By Madhu Raj
Putting all their ‘strategy management skills’ into a project named ‘Marriage’, two MBA students, from diametrically opposite cultures, work towards bringing their family’s ‘organizational behavior on the same platform’.
Sounds interesting? Well that’s what Alia Bhatt and Arjun Kapoor’s film 2 States is all about.
The film is more than just a love story and has two distinct cultural backdrops — a Punjabi family (Arjun Kapoor’s) and a Tamil Brahmin family (Alia Bhatt’s).
The film deals with the coupling of two families from two opposite cultures in a typical upper middle class society.
2 States not going to overload you with melodrama or tragedy but there are some moments of anguish which are definitely significant and in some cases, relatable as well.
There are some obvious flaws as well but I don’t put the blame squarely on the filmmaker.
The first flaw is that the film is predictable. It’s an adaptation of a novel by the same name (by Chetan Bhagat) and the filmmaker hasn’t tinkered with the sub-plots that he has retained in the film. Those, who have read the book, will be able to predict everything that’s going to happen in this film. I feel that there could have been some changes made to the sub-plots at least or some crucial characters could have been made more complex ones. Don’t we all love complex characters? In short, the script writers could have worked a little hard instead of just transcribing a few sub-plots of the book into a film script.
The strained relationship of Krish (Arjun Kapoor) and his father disturbed me the dialogues between them hits you hard. While picking and choosing the sub-plots, the scriptwriters obviously decided to single out the instances of Krish wooing Ananya’s (Alia Bhatt) father. So much emphasis is given to this sub-plot that it is not funny anymore. Both the sides of this sub-plot should have been explored instead of those exaggerated scenes of Krish and Ananya’s father.
Ronit Roy should have got more screen space. Amrita Singh (who played Ronit Roy’s wife) made me laugh and sympathise with her character at the same time. She’s a complacent mom with a hidden story. Revathy was a cute aunty, like the moms of those friends who always treat us with good food whenever we land up. Shiv Kumar was pleasing. Achint Kaur did a fine job as Amrita’s sister. In short, it was a great effort by the supporting cast.
Certain sequences were a bit confusing but I decided not to focus on them, given a great effort by Abhishek Varma. He is not different like the many others groomed under the Dharma banner. But Abhishek Verma is not bad either. He has done a decent job with the great story that he had to begin with. Karan Johar should be proud as he is with most other directors who are working with his banner.
The intimate scenes between Arjun and Alia create ripples on screen!

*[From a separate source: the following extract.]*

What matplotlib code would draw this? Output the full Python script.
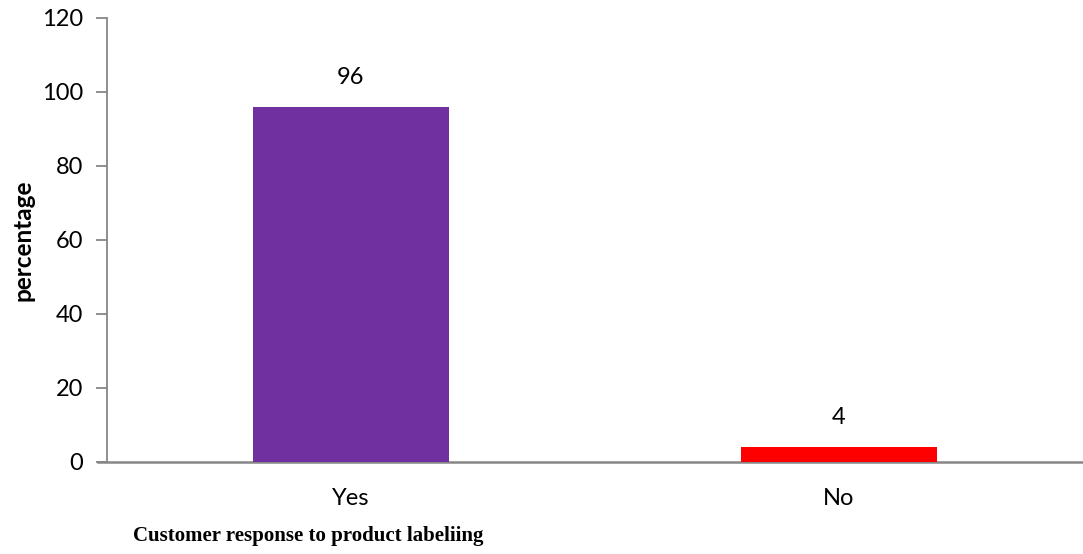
import matplotlib.pyplot as plt

# Survey answers and their share in percent
categories = ['Yes', 'No']
percentages = [96, 4]
bar_colors = ['#7030A0', '#FF0000']
y_ticks = [0, 20, 40, 60, 80, 100, 120]

fig = plt.figure(figsize=(10.83, 5.54), dpi=100)
ax = fig.add_axes([107 / 1083, 92 / 554, 976 / 1083, 444 / 554])

x = list(range(len(categories)))
ax.bar(x, percentages, width=0.4, color=bar_colors, zorder=3)

# Value labels above each bar
for xi, val in zip(x, percentages):
    ax.annotate(str(val), (xi, val), xytext=(0, 19), textcoords='offset pixels',
                ha='center', va='bottom', fontsize=17, family='Lato', color='black')

ax.set_xlim(-0.5, 1.5)
ax.set_ylim(0, 120)
ax.set_yticks(y_ticks)
ax.set_xticks(x)
ax.set_xticklabels(categories)

axis_grey = '#868686'
for side in ['top', 'right']:
    ax.spines[side].set_visible(False)
ax.spines['left'].set_color(axis_grey)
ax.spines['left'].set_linewidth(1.3)
ax.spines['bottom'].set_visible(False)

# Horizontal axis line, running slightly past the vertical axis
ax.plot([-9 / 976, 1], [0, 0], transform=ax.get_yaxis_transform(which='grid'),
        color=axis_grey, lw=1.8, clip_on=False, zorder=2)

ax.tick_params(axis='y', direction='out', length=8, width=1.3, color=axis_grey,
               labelsize=17, pad=9)
ax.tick_params(axis='x', length=0, labelsize=17, pad=19)
for lbl in ax.get_xticklabels() + ax.get_yticklabels():
    lbl.set_family('Lato')

# Axis titles placed in figure coordinates
fig.text(23 / 1083, 1 - 240 / 554, 'percentage', rotation=90, ha='center', va='center',
         fontsize=17.5, fontweight='bold', family='Lato')
fig.text(308 / 1083, 1 - 536 / 554, 'Customer response to product labeliing',
         ha='center', va='center', fontsize=15, fontweight='bold', family='Liberation Serif')

fig.savefig('out.png', dpi=100)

They are very comfortable with each other’s body and that makes their on-screen chemistry enviable. After seeing the film, I can imagine the MBA folks around the country praying for a girlfriend like Alia Bhatt. But yes, Arjun surely seems ‘deprived’ in the film till Alia arrives to lend him a helping hand.
Arjun’s guy-next-door, grounded performance complemented the vulnerability and spunk of the ambitious Ananya (Alia Bhatt). The songs were peppy and inserted at the right places.
The film is a little stretched but you won’t get bored.
I am recommending this film to everybody who like a slow-and-steady-wins-the-race story and those with strained or restrained relationships with their fathers.